Album Review: Whole Lotta Red

Artist: Playboi Carti

Rating: 8/10

Review by: Raghav Raj

“Whole Lotta Red” album cover

In many ways, Playboi Carti’s latest album, Whole Lotta Red, is unlike anything else happening in mainstream hip-hop right now. 

Despite its affinity for sticky melodies and even stickier hooks, it has no obligations towards any of the viral trends that artists have latched on to. It barely has anything that approaches crossover status, instead opting for abrasive beats that buzz and gleam like a chrome radiator. Even Carti’s baby-voiced delivery, which was notably 

found on songs like Tyler The Creator’s “EARFQUAKE” and the still-unreleased Young Nudy collaboration “Kid Cudi,” is barely heard here, replaced with a barking cadence that elevates the manic energy of a lot of these songs.

Basically, the album operates almost entirely without precedent, pushing Carti into even more experimental directions than 2018’s Die Lit did for something that often serves as a look into the surprising range of his artistry. Whole Lotta Red may not be the sort of genre-defining watermark that Die Lit was for trap music, but it’s a truly impressive work nonetheless, and it’s fascinating to hear these songs as reflections of Carti’s truly inscrutable artistic process.

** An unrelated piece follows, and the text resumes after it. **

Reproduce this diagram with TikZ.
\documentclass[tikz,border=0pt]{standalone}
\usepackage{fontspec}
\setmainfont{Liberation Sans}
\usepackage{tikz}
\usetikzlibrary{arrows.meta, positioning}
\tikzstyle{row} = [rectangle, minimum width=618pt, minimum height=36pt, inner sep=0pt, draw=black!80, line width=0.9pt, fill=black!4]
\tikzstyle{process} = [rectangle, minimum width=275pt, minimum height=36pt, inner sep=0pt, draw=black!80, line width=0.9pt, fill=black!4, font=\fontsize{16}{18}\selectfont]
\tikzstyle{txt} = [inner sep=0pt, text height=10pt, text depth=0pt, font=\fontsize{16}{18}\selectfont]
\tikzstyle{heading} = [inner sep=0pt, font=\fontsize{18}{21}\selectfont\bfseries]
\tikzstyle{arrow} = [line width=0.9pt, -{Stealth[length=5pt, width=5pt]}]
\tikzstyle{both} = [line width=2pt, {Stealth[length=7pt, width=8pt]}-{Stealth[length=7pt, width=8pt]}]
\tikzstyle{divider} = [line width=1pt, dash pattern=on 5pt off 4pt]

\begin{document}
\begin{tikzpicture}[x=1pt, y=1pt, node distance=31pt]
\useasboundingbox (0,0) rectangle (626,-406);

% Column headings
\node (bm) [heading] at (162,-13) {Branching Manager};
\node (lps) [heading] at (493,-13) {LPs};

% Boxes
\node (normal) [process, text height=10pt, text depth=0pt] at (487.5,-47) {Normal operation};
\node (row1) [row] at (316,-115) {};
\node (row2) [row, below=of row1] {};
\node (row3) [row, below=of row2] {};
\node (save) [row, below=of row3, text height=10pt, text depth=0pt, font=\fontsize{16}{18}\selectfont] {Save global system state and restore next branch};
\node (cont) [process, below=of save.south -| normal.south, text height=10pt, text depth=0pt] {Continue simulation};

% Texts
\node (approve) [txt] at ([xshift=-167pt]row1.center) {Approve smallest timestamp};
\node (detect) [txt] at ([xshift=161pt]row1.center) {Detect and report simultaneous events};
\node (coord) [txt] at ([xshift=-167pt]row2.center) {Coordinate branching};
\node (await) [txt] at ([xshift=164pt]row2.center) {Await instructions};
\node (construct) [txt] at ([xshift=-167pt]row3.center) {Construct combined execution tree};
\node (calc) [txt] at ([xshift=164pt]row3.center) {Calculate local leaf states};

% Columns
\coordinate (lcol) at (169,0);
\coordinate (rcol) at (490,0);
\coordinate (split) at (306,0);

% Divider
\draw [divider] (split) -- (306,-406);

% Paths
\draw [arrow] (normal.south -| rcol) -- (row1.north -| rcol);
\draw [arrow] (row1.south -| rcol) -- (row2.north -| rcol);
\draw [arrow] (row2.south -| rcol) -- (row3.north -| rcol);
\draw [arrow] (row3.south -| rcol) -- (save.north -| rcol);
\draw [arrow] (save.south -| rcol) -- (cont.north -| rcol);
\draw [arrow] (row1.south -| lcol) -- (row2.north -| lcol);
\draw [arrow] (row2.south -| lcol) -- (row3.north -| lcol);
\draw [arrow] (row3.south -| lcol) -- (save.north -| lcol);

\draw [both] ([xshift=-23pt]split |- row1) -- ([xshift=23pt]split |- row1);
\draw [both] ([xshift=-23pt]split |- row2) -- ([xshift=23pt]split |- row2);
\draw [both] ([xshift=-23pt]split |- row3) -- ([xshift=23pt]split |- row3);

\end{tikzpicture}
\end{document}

What results is a song like “New Tank,” this absolutely unreal flurry of proto-choruses strung together over wheezing buzzsaw synths. Every line feels breathless, and the song is out in 90 seconds flat. Elsewhere, on the brilliantly named “Punk Monk,” Carti’s delivery is somehow even more hoarse, flipping between this Young-Thug-esque croon and this blipped moan as he airs out fake friends in the industry.

Amidst these more esoteric decisions arrive a few songs that deal a little further away from the avant-garde, like the surprisingly catchy “Slay3r’’ and “Place,” which reunites Carti with producer Pi’erre Bourne for a lysergic synth woosh that takes Carti on a bleary sonic trip. On “Teen X,” Carti and Future ride a Maaly Raw beat that chimes and bleeps with undeniable euphoria, with gleefully chirped ad-libs that sound like birdsong.

“Teen X” is maybe the most unapologetically beautiful song here; rightfully, the song that follows it is “Vamp Anthem,” a track so gloriously, hysterically campy that it might just be one of the best things Carti’s ever laid to tape. Built around a sample of the sting from Bach’s “Toccata and Fugue in D Minor,” the song feels like a perfect distillation of every cheesy horror film ever made, a wholly entertaining sequence of threats that never takes itself too seriously.

“Vamp Anthem,” in all its delightfully silly glory, is the most quintessential distillation of an album that finds power in throwing things at the wall and seeing what sticks. No matter how wide-ranging it may be, Whole Lotta Red is united by this driving ethos of experimental madness, thriving when it goes all in and sinks its teeth into the chaos.